Diamond stays strong under highest pressure ever achieved in the lab
Carbon comes in many different structures, most famously graphite and diamond. Other forms were predicted to exist at extremely high pressures, but now researchers have examined carbon under the highest pressure ever studied in the lab, and found that diamond sticks around much longer than expected.
One of the most abundant elements in the universe, carbon is the basis for all known life and much of the Earth itself. It takes on many different forms under different circumstances – the high pressures and temperatures deep inside the planet turn it into diamond. Other, more exotic structures were expected to exist at even higher pressures, above 1,000 gigapascals (GPa).

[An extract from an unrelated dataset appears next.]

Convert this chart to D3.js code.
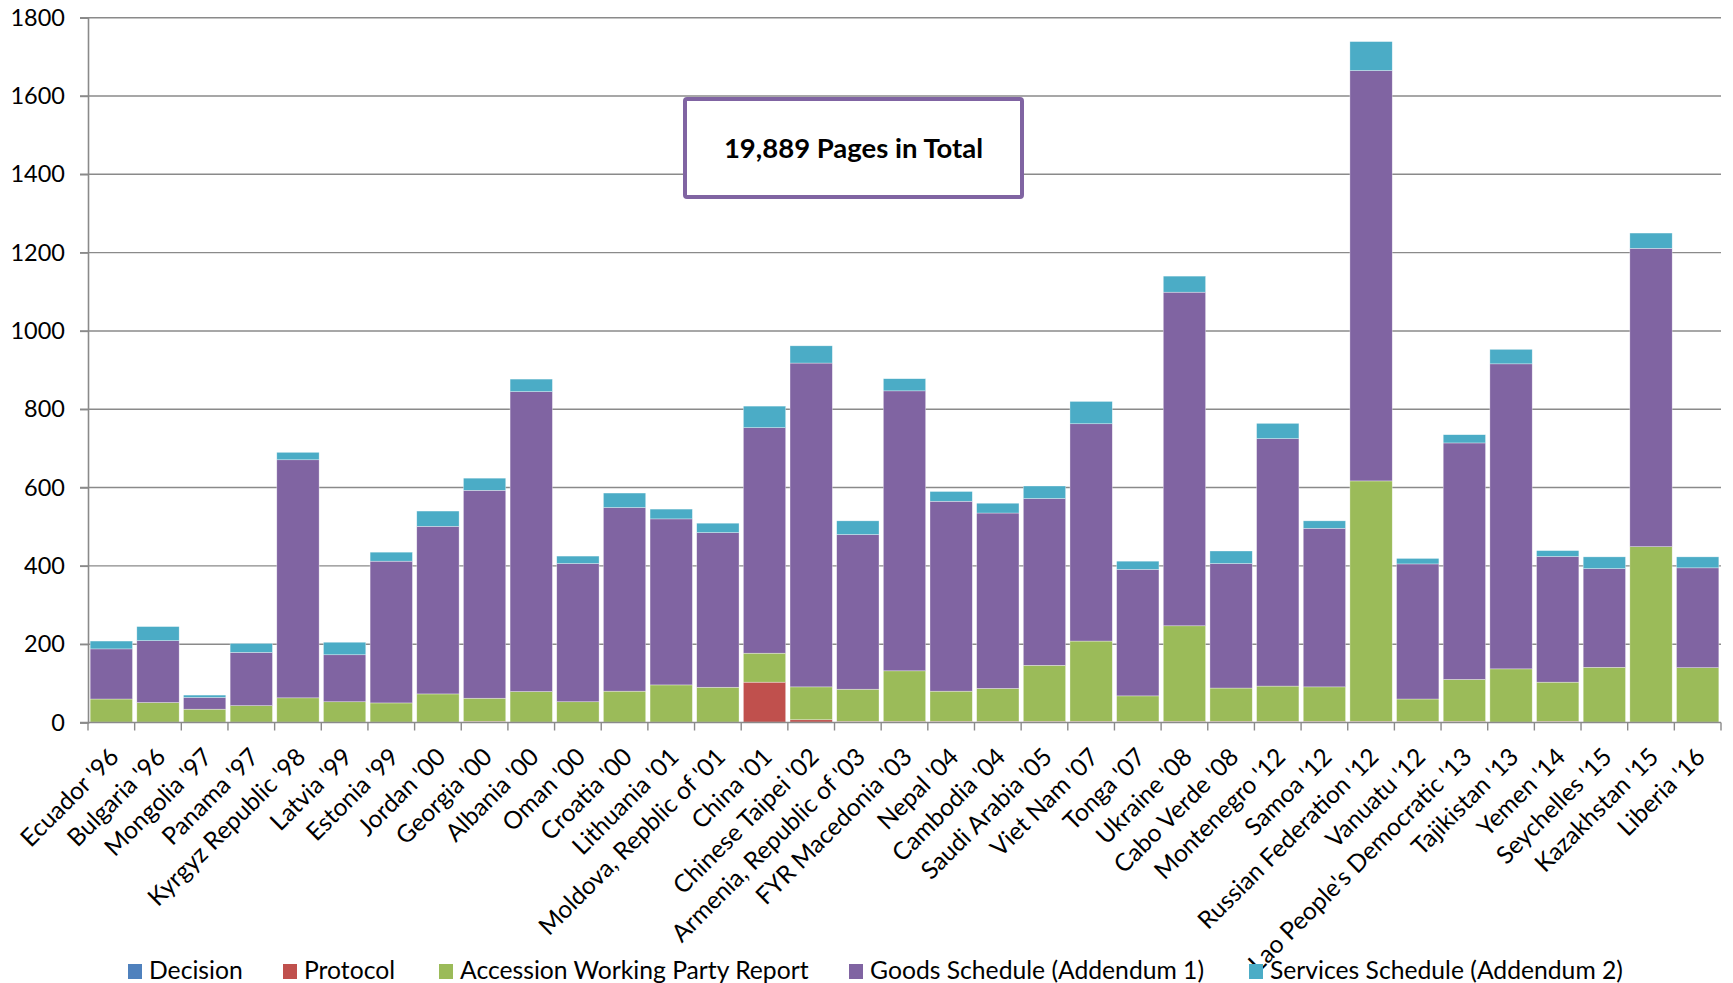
<!DOCTYPE html>
<html>
<head>
<meta charset="utf-8">
<script src="https://cdn.jsdelivr.net/npm/d3@7"></script>
<style>
  html, body { margin: 0; padding: 0; background: #ffffff; }
  svg { display: block; font-family: Lato, "Liberation Sans", sans-serif; }
</style>
</head>
<body>
<svg id="chart" width="1733" height="983"></svg>
<script>
// ---- data ----
const categories = ["Ecuador '96","Bulgaria '96","Mongolia '97","Panama '97","Kyrgyz Republic '98","Latvia '99","Estonia '99","Jordan '00","Georgia '00","Albania '00","Oman '00","Croatia '00","Lithuania '01","Moldova, Repblic of '01","China '01","Chinese Taipei '02","Armenia, Republic of '03","FYR Macedonia '03","Nepal '04","Cambodia '04","Saudi Arabia '05","Viet Nam '07","Tonga '07","Ukraine '08","Cabo Verde '08","Montenegro '12","Samoa '12","Russian Federation '12","Vanuatu '12","Lao People's Democratic '13","Tajikistan '13","Yemen '14","Seychelles '15","Kazakhstan '15","Liberia '16"];

const seriesNames = ["Decision","Protocol","Accession Working Party Report","Goods Schedule (Addendum 1)","Services Schedule (Addendum 2)"];

const decision = [1,1,1,1,1,1,1,1,1,1,1,1,1,1,1,1,1,1,1,1,1,1,1,1,1,1,1,1,1,1,1,1,1,1,1];
const protocol = [0,0,0,0,0,0,0,0,2,0,0,0,0,0,102,6,2,2,2,2,2,2,2,2,2,2,2,2,2,2,0,2,0,0,0];
const workingPartyReport = [59,50,33,42,62,52,49,72,59,78,52,79,95,89,74,84,82,129,77,84,143,205,65,244,85,90,88,614,57,107,136,100,140,448,139];
const goodsSchedule = [128,158,30,136,608,120,362,428,531,766,353,469,424,395,576,827,395,715,485,448,426,555,323,852,318,632,405,1048,345,604,779,321,252,762,255];
const servicesSchedule = [20,36,6,23,19,32,23,39,31,32,19,37,25,24,55,44,35,31,25,25,32,57,21,41,32,39,19,74,14,21,37,15,30,39,28];

const yTicks = [0,200,400,600,800,1000,1200,1400,1600,1800];
const totalLabel = "19,889 Pages in Total";

// ---- styling ----
const colors = ["#4F81BD","#C0504D","#9BBB59","#8064A2","#4BACC6"];
const gridColor = "#8a8a8a";

// ---- layout ----
const svg = d3.select("#chart");
const plotLeft = 88, plotRight = 1721, plotTop = 17.7, plotBottom = 722.5;

const x = d3.scaleBand().domain(categories).range([plotLeft, plotRight]).paddingInner(0.093).paddingOuter(0.0465);
const y = d3.scaleLinear().domain([0, 1800]).range([plotBottom, plotTop]);

// table for stacking
const table = categories.map((c, i) => ({
  cat: c,
  [seriesNames[0]]: decision[i],
  [seriesNames[1]]: protocol[i],
  [seriesNames[2]]: workingPartyReport[i],
  [seriesNames[3]]: goodsSchedule[i],
  [seriesNames[4]]: servicesSchedule[i]
}));
const stacked = d3.stack().keys(seriesNames)(table);

// gridlines
svg.append("g").selectAll("line").data(yTicks.filter(d => d > 0)).join("line")
  .attr("x1", plotLeft - 8).attr("x2", plotRight)
  .attr("y1", d => y(d)).attr("y2", d => y(d))
  .attr("stroke", gridColor).attr("stroke-width", 1.4);

// bars
const color = d3.scaleOrdinal().domain(seriesNames).range(colors);
svg.append("g").selectAll("g").data(stacked).join("g")
  .attr("fill", d => color(d.key))
  .selectAll("rect").data(d => d).join("rect")
  .attr("x", d => x(d.data.cat))
  .attr("width", x.bandwidth())
  .attr("y", d => y(d[1]))
  .attr("height", d => Math.max(0, y(d[0]) - y(d[1])))
  .attr("stroke", "#ffffff").attr("stroke-width", 0.6).attr("stroke-opacity", 0.55);

// y axis
const yAxis = d3.axisLeft(y).tickValues(yTicks).tickSize(8).tickPadding(15).tickFormat(d3.format("d"));
const gy = svg.append("g").attr("transform", `translate(${plotLeft},0)`).call(yAxis);
gy.select(".domain").attr("stroke", gridColor).attr("stroke-width", 1.6);
gy.selectAll(".tick line").attr("stroke", gridColor).attr("stroke-width", 1.4);
gy.selectAll(".tick text").attr("font-size", 23.5).attr("fill", "#000").attr("font-family", "Lato");

// x axis
const gx = svg.append("g").attr("transform", `translate(0,${plotBottom})`);
gx.append("line").attr("x1", plotLeft - 8).attr("x2", plotRight).attr("y1", 0).attr("y2", 0)
  .attr("stroke", gridColor).attr("stroke-width", 1.6);
const step = x.step();
const boundaries = categories.map(c => x(c) - x.paddingInner() * step / 2).concat([plotRight]);
gx.selectAll("line.tk").data(boundaries).join("line").attr("class", "tk")
  .attr("x1", d => d).attr("x2", d => d).attr("y1", 0).attr("y2", 8)
  .attr("stroke", gridColor).attr("stroke-width", 1.4);
gx.selectAll("text").data(categories).join("text")
  .attr("transform", d => `translate(${x(d) + x.bandwidth() / 2 + 9},${36}) rotate(-45)`)
  .attr("text-anchor", "end")
  .attr("font-size", 24.5).attr("fill", "#000")
  .text(d => d);

// legend
const legendX = [128, 283, 439, 849, 1249];
const lg = svg.append("g").selectAll("g").data(seriesNames).join("g")
  .attr("transform", (d, i) => `translate(${legendX[i]},964)`);
lg.append("rect").attr("width", 14).attr("height", 15).attr("fill", d => color(d));
lg.append("text").attr("x", 21).attr("y", 15).attr("font-size", 24.7).attr("fill", "#000").text(d => d);

// annotation box
const box = svg.append("g");
box.append("rect").attr("x", 685).attr("y", 99).attr("width", 337).attr("height", 98)
  .attr("rx", 2).attr("fill", "#fff").attr("stroke", "#8064A2").attr("stroke-width", 4);
box.append("text").attr("x", 853.5).attr("y", 158).attr("text-anchor", "middle")
  .attr("font-size", 27.5).attr("font-weight", "bold").attr("fill", "#000").text(totalLabel);
</script>
</body>
</html>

So, in a new study, a team of scientists put the squeeze on carbon far above that pressure to find out what those other forms might be. The researchers compressed solid carbon to 2,000 GPa, which is five times higher than the pressure in the Earth’s core and twice as high as the previous record pressure under which carbon has been studied in the lab.
“This is the highest pressure any atomic structure has been measured (at), placing key constraints on the equation of state, material strength, melting, and chemical bonding of carbon,” says Gilbert Collins, co-author of the study.
The team used ramp-shaped laser pulses to compress the carbon, and took nanosecond-long images of its crystal structure using an X-ray diffraction platform.
Surprisingly, the researchers found that carbon kept its diamond structure for much longer than expected. Rather than converting into other forms, it seems that diamond’s molecular bonds are far more stable than the mineral was previously given credit for.
“The diamond phase of carbon appears to be the most stubborn structure ever explored,” says Ryan Rygg, co-author of the study. “This could have implications for carbon in the deep interiors of planets, where the precipitation of diamond is expected. Now we anticipate the diamond structure of carbon will persist over a much greater range of planetary conditions than we previously thought.”
This could mean that some of the theoretical forms of carbon might not exist, or at least only develop under even greater pressures or different circumstances. It may also suggest that “diamond planets” are more common out in the cosmos than we thought.
The research was published in the journal Nature.